━━━ GIVEN DATA
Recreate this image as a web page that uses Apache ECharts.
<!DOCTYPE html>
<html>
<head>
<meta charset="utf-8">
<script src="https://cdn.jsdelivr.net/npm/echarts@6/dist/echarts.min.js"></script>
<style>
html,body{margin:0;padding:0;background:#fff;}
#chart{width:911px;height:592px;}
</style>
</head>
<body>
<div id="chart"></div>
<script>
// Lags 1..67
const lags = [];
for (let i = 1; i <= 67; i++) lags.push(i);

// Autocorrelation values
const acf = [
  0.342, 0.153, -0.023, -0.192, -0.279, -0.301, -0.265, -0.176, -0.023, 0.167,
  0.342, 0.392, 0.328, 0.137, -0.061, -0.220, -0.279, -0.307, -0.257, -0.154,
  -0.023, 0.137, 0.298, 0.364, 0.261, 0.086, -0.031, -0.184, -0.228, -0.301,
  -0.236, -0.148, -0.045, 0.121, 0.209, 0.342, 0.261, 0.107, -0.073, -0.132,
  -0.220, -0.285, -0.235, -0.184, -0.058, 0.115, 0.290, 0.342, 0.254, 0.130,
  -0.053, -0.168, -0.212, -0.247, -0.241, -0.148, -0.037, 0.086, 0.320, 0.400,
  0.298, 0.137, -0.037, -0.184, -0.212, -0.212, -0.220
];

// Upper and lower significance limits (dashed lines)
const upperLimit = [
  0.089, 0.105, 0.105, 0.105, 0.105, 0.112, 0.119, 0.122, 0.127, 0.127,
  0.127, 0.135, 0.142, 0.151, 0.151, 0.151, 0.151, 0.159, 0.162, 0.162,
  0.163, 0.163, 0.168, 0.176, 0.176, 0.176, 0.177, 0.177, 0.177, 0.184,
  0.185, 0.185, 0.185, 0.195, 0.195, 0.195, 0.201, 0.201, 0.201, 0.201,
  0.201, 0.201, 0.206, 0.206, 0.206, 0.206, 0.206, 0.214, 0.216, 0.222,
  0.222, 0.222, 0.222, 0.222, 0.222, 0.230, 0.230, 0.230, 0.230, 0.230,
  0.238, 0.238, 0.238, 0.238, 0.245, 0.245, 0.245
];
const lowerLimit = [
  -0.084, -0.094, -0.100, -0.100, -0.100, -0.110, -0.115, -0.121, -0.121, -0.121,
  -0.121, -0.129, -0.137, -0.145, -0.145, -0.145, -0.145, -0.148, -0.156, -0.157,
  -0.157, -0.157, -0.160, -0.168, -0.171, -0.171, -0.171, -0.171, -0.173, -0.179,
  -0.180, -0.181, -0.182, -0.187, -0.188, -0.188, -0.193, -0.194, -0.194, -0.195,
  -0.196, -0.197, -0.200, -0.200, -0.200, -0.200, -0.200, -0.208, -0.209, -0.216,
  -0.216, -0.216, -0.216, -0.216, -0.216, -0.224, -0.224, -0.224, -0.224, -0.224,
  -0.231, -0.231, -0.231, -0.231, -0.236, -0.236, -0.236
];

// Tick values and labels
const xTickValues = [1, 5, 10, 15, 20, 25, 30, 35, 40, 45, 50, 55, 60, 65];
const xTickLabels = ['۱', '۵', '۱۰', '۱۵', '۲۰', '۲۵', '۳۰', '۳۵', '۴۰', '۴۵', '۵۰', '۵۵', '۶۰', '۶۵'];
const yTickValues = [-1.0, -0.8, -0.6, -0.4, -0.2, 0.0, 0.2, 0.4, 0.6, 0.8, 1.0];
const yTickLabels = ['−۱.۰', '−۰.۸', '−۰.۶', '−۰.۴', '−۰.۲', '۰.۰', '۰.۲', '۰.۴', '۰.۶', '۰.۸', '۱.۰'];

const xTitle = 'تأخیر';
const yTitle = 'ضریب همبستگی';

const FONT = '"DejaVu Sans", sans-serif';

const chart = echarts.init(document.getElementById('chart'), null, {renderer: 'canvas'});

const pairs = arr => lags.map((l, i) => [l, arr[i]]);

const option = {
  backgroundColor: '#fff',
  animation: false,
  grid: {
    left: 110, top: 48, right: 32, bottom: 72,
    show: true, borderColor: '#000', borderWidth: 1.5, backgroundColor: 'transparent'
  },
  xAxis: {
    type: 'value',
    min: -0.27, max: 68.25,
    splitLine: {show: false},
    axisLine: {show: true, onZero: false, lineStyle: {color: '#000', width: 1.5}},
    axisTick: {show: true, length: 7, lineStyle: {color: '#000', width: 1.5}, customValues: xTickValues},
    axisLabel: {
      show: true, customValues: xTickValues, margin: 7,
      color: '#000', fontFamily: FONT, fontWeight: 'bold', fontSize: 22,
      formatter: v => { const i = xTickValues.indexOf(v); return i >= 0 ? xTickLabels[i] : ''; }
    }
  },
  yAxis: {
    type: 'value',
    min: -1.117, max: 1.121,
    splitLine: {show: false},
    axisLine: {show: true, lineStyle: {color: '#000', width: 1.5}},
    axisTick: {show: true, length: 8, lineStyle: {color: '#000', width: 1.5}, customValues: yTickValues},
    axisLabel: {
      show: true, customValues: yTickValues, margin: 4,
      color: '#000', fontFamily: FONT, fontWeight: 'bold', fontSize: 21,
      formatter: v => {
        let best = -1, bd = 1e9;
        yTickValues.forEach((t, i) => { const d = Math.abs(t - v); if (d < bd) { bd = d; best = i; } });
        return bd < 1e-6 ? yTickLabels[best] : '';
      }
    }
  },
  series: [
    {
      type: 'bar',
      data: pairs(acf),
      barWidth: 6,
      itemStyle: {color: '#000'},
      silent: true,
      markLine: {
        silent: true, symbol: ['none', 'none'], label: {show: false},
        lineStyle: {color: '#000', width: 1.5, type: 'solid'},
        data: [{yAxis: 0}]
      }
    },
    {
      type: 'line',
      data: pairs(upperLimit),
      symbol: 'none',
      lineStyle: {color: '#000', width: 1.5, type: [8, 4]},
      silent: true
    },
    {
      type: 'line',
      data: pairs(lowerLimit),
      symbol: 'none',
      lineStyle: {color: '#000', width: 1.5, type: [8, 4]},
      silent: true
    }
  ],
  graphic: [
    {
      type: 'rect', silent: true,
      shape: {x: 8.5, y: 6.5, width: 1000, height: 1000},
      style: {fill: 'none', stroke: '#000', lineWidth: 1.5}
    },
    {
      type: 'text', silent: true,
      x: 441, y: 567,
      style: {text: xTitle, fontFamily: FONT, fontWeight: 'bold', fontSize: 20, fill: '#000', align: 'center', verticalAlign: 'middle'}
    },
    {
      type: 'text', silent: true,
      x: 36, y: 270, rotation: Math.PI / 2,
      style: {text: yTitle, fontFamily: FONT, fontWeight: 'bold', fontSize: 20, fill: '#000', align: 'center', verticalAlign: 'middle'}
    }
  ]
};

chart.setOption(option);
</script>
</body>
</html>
━━━━━━
▶ [YOUR TASK] Quote the listing in full, please, keeping every line exact.

▶ [THE ANSWER]
Recreate this image as a web page that uses Apache ECharts.
<!DOCTYPE html>
<html>
<head>
<meta charset="utf-8">
<script src="https://cdn.jsdelivr.net/npm/echarts@6/dist/echarts.min.js"></script>
<style>
html,body{margin:0;padding:0;background:#fff;}
#chart{width:911px;height:592px;}
</style>
</head>
<body>
<div id="chart"></div>
<script>
// Lags 1..67
const lags = [];
for (let i = 1; i <= 67; i++) lags.push(i);

// Autocorrelation values
const acf = [
  0.342, 0.153, -0.023, -0.192, -0.279, -0.301, -0.265, -0.176, -0.023, 0.167,
  0.342, 0.392, 0.328, 0.137, -0.061, -0.220, -0.279, -0.307, -0.257, -0.154,
  -0.023, 0.137, 0.298, 0.364, 0.261, 0.086, -0.031, -0.184, -0.228, -0.301,
  -0.236, -0.148, -0.045, 0.121, 0.209, 0.342, 0.261, 0.107, -0.073, -0.132,
  -0.220, -0.285, -0.235, -0.184, -0.058, 0.115, 0.290, 0.342, 0.254, 0.130,
  -0.053, -0.168, -0.212, -0.247, -0.241, -0.148, -0.037, 0.086, 0.320, 0.400,
  0.298, 0.137, -0.037, -0.184, -0.212, -0.212, -0.220
];

// Upper and lower significance limits (dashed lines)
const upperLimit = [
  0.089, 0.105, 0.105, 0.105, 0.105, 0.112, 0.119, 0.122, 0.127, 0.127,
  0.127, 0.135, 0.142, 0.151, 0.151, 0.151, 0.151, 0.159, 0.162, 0.162,
  0.163, 0.163, 0.168, 0.176, 0.176, 0.176, 0.177, 0.177, 0.177, 0.184,
  0.185, 0.185, 0.185, 0.195, 0.195, 0.195, 0.201, 0.201, 0.201, 0.201,
  0.201, 0.201, 0.206, 0.206, 0.206, 0.206, 0.206, 0.214, 0.216, 0.222,
  0.222, 0.222, 0.222, 0.222, 0.222, 0.230, 0.230, 0.230, 0.230, 0.230,
  0.238, 0.238, 0.238, 0.238, 0.245, 0.245, 0.245
];
const lowerLimit = [
  -0.084, -0.094, -0.100, -0.100, -0.100, -0.110, -0.115, -0.121, -0.121, -0.121,
  -0.121, -0.129, -0.137, -0.145, -0.145, -0.145, -0.145, -0.148, -0.156, -0.157,
  -0.157, -0.157, -0.160, -0.168, -0.171, -0.171, -0.171, -0.171, -0.173, -0.179,
  -0.180, -0.181, -0.182, -0.187, -0.188, -0.188, -0.193, -0.194, -0.194, -0.195,
  -0.196, -0.197, -0.200, -0.200, -0.200, -0.200, -0.200, -0.208, -0.209, -0.216,
  -0.216, -0.216, -0.216, -0.216, -0.216, -0.224, -0.224, -0.224, -0.224, -0.224,
  -0.231, -0.231, -0.231, -0.231, -0.236, -0.236, -0.236
];

// Tick values and labels
const xTickValues = [1, 5, 10, 15, 20, 25, 30, 35, 40, 45, 50, 55, 60, 65];
const xTickLabels = ['۱', '۵', '۱۰', '۱۵', '۲۰', '۲۵', '۳۰', '۳۵', '۴۰', '۴۵', '۵۰', '۵۵', '۶۰', '۶۵'];
const yTickValues = [-1.0, -0.8, -0.6, -0.4, -0.2, 0.0, 0.2, 0.4, 0.6, 0.8, 1.0];
const yTickLabels = ['−۱.۰', '−۰.۸', '−۰.۶', '−۰.۴', '−۰.۲', '۰.۰', '۰.۲', '۰.۴', '۰.۶', '۰.۸', '۱.۰'];

const xTitle = 'تأخیر';
const yTitle = 'ضریب همبستگی';

const FONT = '"DejaVu Sans", sans-serif';

const chart = echarts.init(document.getElementById('chart'), null, {renderer: 'canvas'});

const pairs = arr => lags.map((l, i) => [l, arr[i]]);

const option = {
  backgroundColor: '#fff',
  animation: false,
  grid: {
    left: 110, top: 48, right: 32, bottom: 72,
    show: true, borderColor: '#000', borderWidth: 1.5, backgroundColor: 'transparent'
  },
  xAxis: {
    type: 'value',
    min: -0.27, max: 68.25,
    splitLine: {show: false},
    axisLine: {show: true, onZero: false, lineStyle: {color: '#000', width: 1.5}},
    axisTick: {show: true, length: 7, lineStyle: {color: '#000', width: 1.5}, customValues: xTickValues},
    axisLabel: {
      show: true, customValues: xTickValues, margin: 7,
      color: '#000', fontFamily: FONT, fontWeight: 'bold', fontSize: 22,
      formatter: v => { const i = xTickValues.indexOf(v); return i >= 0 ? xTickLabels[i] : ''; }
    }
  },
  yAxis: {
    type: 'value',
    min: -1.117, max: 1.121,
    splitLine: {show: false},
    axisLine: {show: true, lineStyle: {color: '#000', width: 1.5}},
    axisTick: {show: true, length: 8, lineStyle: {color: '#000', width: 1.5}, customValues: yTickValues},
    axisLabel: {
      show: true, customValues: yTickValues, margin: 4,
      color: '#000', fontFamily: FONT, fontWeight: 'bold', fontSize: 21,
      formatter: v => {
        let best = -1, bd = 1e9;
        yTickValues.forEach((t, i) => { const d = Math.abs(t - v); if (d < bd) { bd = d; best = i; } });
        return bd < 1e-6 ? yTickLabels[best] : '';
      }
    }
  },
  series: [
    {
      type: 'bar',
      data: pairs(acf),
      barWidth: 6,
      itemStyle: {color: '#000'},
      silent: true,
      markLine: {
        silent: true, symbol: ['none', 'none'], label: {show: false},
        lineStyle: {color: '#000', width: 1.5, type: 'solid'},
        data: [{yAxis: 0}]
      }
    },
    {
      type: 'line',
      data: pairs(upperLimit),
      symbol: 'none',
      lineStyle: {color: '#000', width: 1.5, type: [8, 4]},
      silent: true
    },
    {
      type: 'line',
      data: pairs(lowerLimit),
      symbol: 'none',
      lineStyle: {color: '#000', width: 1.5, type: [8, 4]},
      silent: true
    }
  ],
  graphic: [
    {
      type: 'rect', silent: true,
      shape: {x: 8.5, y: 6.5, width: 1000, height: 1000},
      style: {fill: 'none', stroke: '#000', lineWidth: 1.5}
    },
    {
      type: 'text', silent: true,
      x: 441, y: 567,
      style: {text: xTitle, fontFamily: FONT, fontWeight: 'bold', fontSize: 20, fill: '#000', align: 'center', verticalAlign: 'middle'}
    },
    {
      type: 'text', silent: true,
      x: 36, y: 270, rotation: Math.PI / 2,
      style: {text: yTitle, fontFamily: FONT, fontWeight: 'bold', fontSize: 20, fill: '#000', align: 'center', verticalAlign: 'middle'}
    }
  ]
};

chart.setOption(option);
</script>
</body>
</html>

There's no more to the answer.